The bodies of these cases are identical. I think that may be correct, but wouldn't it be better to be explicit about that by collapsing them?

Suggested change

case RankType::ROW_NUMBER:

// Count the number of rows in the frame with lower global rank.

//

if (global_ranks_within_frame[frame_row_index] <

global_ranks[current_row_index]) {

++rank;

}

break;

case RankType::RANK_TIES_LOW:

// Count the number of rows in the frame with lower global rank.

//

if (global_ranks_within_frame[frame_row_index] <

global_ranks[current_row_index]) {

++rank;

}

break;

case RankType::ROW_NUMBER:

case RankType::RANK_TIES_LOW:

// Count the number of rows in the frame with lower global rank.

//

if (global_ranks_within_frame[frame_row_index] <

global_ranks[current_row_index]) {

++rank;

}

break;

alkis

Pass by review. I only reviewed bit_vector_navigator.h.

alkis · 2023-03-05T23:05:30Z

cpp/src/arrow/compute/exec/window_functions/bit_vector_navigator.h

+      : container_(container), child_index_(child_index) {}
+
+  int64_t block_count() const {
+    return bit_util::CeilDiv(container_->num_bits_per_child_,


CeilDiv takes arguments as signed integers so it ends up generating suboptimal code.

Because of the above, the codegen here and below has unnecessary branches: https://godbolt.org/z/6Me84646P

alkis · 2023-03-05T23:10:09Z

cpp/src/arrow/compute/exec/window_functions/bit_vector_navigator.h

+    int64_t last_word = word_count() - 1;
+    int num_bits_last_word =
+        static_cast<int>((bit_count() - 1) % BitVectorWithCountsBase::kBitsPerWord + 1);
+    uint64_t last_word_mask = ~0ULL >> (64 - num_bits_last_word);


If num_bits_last_word is 0 this will not generate 0 mask. Is this a bug?

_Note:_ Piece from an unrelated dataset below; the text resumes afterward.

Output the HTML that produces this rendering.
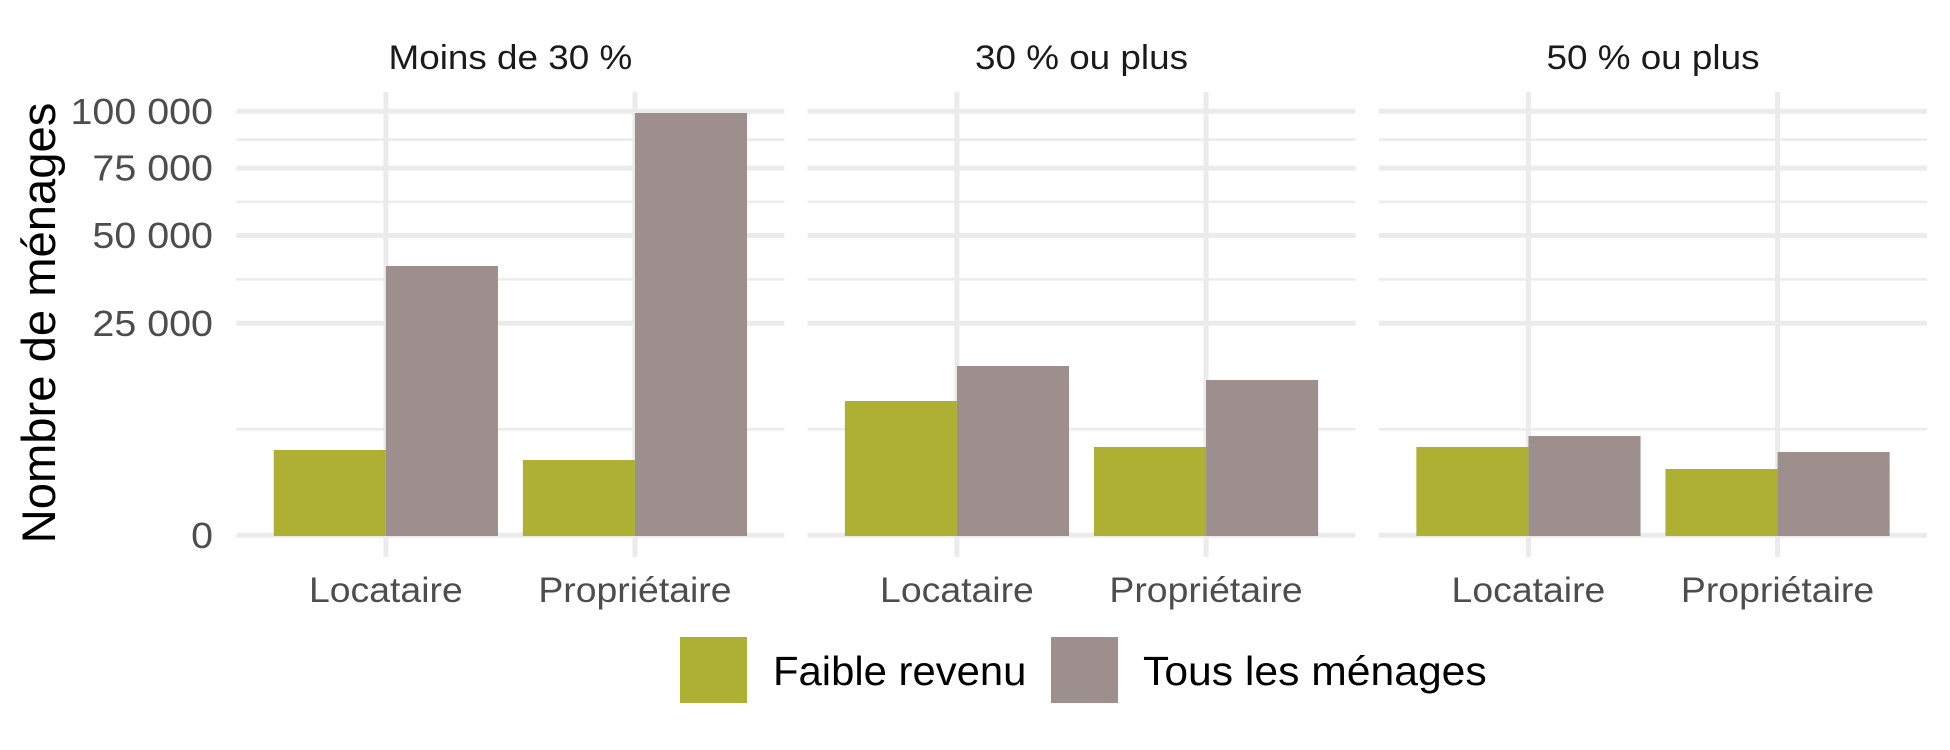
<!DOCTYPE html>
<html lang="fr">
<head>
<meta charset="utf-8">
<title>Nombre de ménages</title>
<style>
html,body{margin:0;padding:0;background:#fff;width:1950px;height:750px;overflow:hidden}
svg{display:block}
text{font-family:"Liberation Sans",sans-serif}
</style>
</head>
<body>
<svg id="chart" xmlns="http://www.w3.org/2000/svg" width="1950" height="750" viewBox="0 0 1950 750"></svg>
<script>
const panelTitles = ["Moins de 30 %", "30 % ou plus", "50 % ou plus"];
const categories = ["Locataire", "Propriétaire"];
const seriesNames = ["Faible revenu", "Tous les ménages"];
const lowIncomeValues = [[4047, 3155], [10036, 4339], [4339, 2447]];
const allHouseholdValues = [[40340, 99200], [15943, 13420], [5485, 3860]];
const majorTicks = [0, 25000, 50000, 75000, 100000];
const minorTicks = [6250, 36427, 61860, 87060];
const tickLabels = ["0", "25 000", "50 000", "75 000", "100 000"];

const SVG_NS = "http://www.w3.org/2000/svg";
const svg = document.getElementById("chart");
const GREEN = "#aeb033";
const TAUPE = "#9e8f8f";
const GRID = "#ebebeb";
const panelLefts = [236.4, 807.5, 1379];
const panelWidth = 548;
const plotTop = 92;
const plotBottom = 557;
const yScale = v => 535.3 - 1.3408 * Math.sqrt(v);
const xScale = (left, pos) => left + (pos + 0.6) * panelWidth / 2.2;
const halfBar = 0.45 * panelWidth / 2.2;

function add(parent, tag, attrs) {
  const el = document.createElementNS(SVG_NS, tag);
  for (const k in attrs) el.setAttribute(k, attrs[k]);
  parent.appendChild(el);
  return el;
}
function label(parent, x, y, str, size, fill, anchor, stretch) {
  const el = add(parent, "text", {x: x, y: y, "font-size": size, fill: fill, "text-anchor": anchor});
  el.textContent = str;
  const w = el.getComputedTextLength();
  el.setAttribute("textLength", (w * stretch).toFixed(1));
  el.setAttribute("lengthAdjust", "spacingAndGlyphs");
  return el;
}

panelTitles.forEach((title, p) => {
  const left = panelLefts[p];
  const g = add(svg, "g", {});
  
  

  minorTicks.forEach(v => {
    const line = add(g, "line", {x1: left, x2: left + panelWidth, y1: yScale(v), y2: yScale(v), stroke: GRID, "stroke-width": 2.5});
    
    
  });
  majorTicks.forEach(v => {
    const line = add(g, "line", {x1: left, x2: left + panelWidth, y1: yScale(v), y2: yScale(v), stroke: GRID, "stroke-width": 5});
    
    
  });
  categories.forEach((cat, c) => {
    const cx = xScale(left, c);
    const line = add(g, "line", {x1: cx, x2: cx, y1: plotTop, y2: plotBottom, stroke: GRID, "stroke-width": 5});
    
    
  });
  categories.forEach((cat, c) => {
    const cx = xScale(left, c);
    const lowY = yScale(lowIncomeValues[p][c]);
    const low = add(g, "rect", {x: cx - halfBar, y: lowY, width: halfBar, height: 536 - lowY, fill: GREEN});
    
    
    const allY = yScale(allHouseholdValues[p][c]);
    const all = add(g, "rect", {x: cx, y: allY, width: halfBar, height: 536 - allY, fill: TAUPE});
    
    
    const tick = label(g, cx, 602, cat, 35, "#4d4d4d", "middle", 1.068);
    
    
  });
  const strip = label(g, left + panelWidth / 2, 69, title, 34.5, "#1a1a1a", "middle", 1.068);
  
  
});

majorTicks.forEach((v, i) => {
  const t = label(svg, 213, yScale(v) + 12.5, tickLabels[i], 36, "#4d4d4d", "end", 1.095);
  
  
});

const yTitle = add(svg, "text", {x: 0, y: 0, "font-size": 47.2, fill: "#000", "text-anchor": "middle", transform: "translate(55 323) rotate(-90)"});
yTitle.textContent = "Nombre de ménages";



const swatch1 = add(svg, "rect", {x: 680, y: 637, width: 67, height: 66, fill: GREEN});


const legend1 = label(svg, 773, 685, seriesNames[0], 41, "#000", "start", 1.02);


const swatch2 = add(svg, "rect", {x: 1051, y: 637, width: 67, height: 66, fill: TAUPE});


const legend2 = label(svg, 1143, 685, seriesNames[1], 41, "#000", "start", 1.04);


</script>
</body>
</html>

alkis · 2023-03-05T23:16:53Z

cpp/src/arrow/compute/exec/window_functions/bit_vector_navigator.h

+    int64_t begin = 0;
+    int64_t end = block_count();
+    while (end - begin > 1) {
+      int64_t middle = (begin + end) / 2;


in principle this can overflow so it should be begin + (end - begin) / 2

alkis · 2023-03-05T23:21:01Z

cpp/src/arrow/compute/exec/window_functions/bit_vector_navigator.h

+      int reject_left_half =
+          (rank >= top_counters[apply_stride_and_offset(middle)]) ? 1 : 0;
+      begin = begin + (middle - begin) * reject_left_half;
+      end = middle + (end - middle) * reject_left_half;
+    }


so unlike std::upper_bound this is a branchless binary search which will be good when the window is small and bad when the window is large. Do we know it always pays off?

alkis · 2023-03-05T23:22:22Z

cpp/src/arrow/compute/exec/window_functions/bit_vector_navigator.h

+      int reject_left_half =
+          (rank >= top_counters[apply_stride_and_offset(middle)]) ? 1 : 0;
+      begin = begin + (middle - begin) * reject_left_half;
+      end = middle + (end - middle) * reject_left_half;


why multiply when you can use conditional moves? cmov is 1 cycle and multiply is 3+.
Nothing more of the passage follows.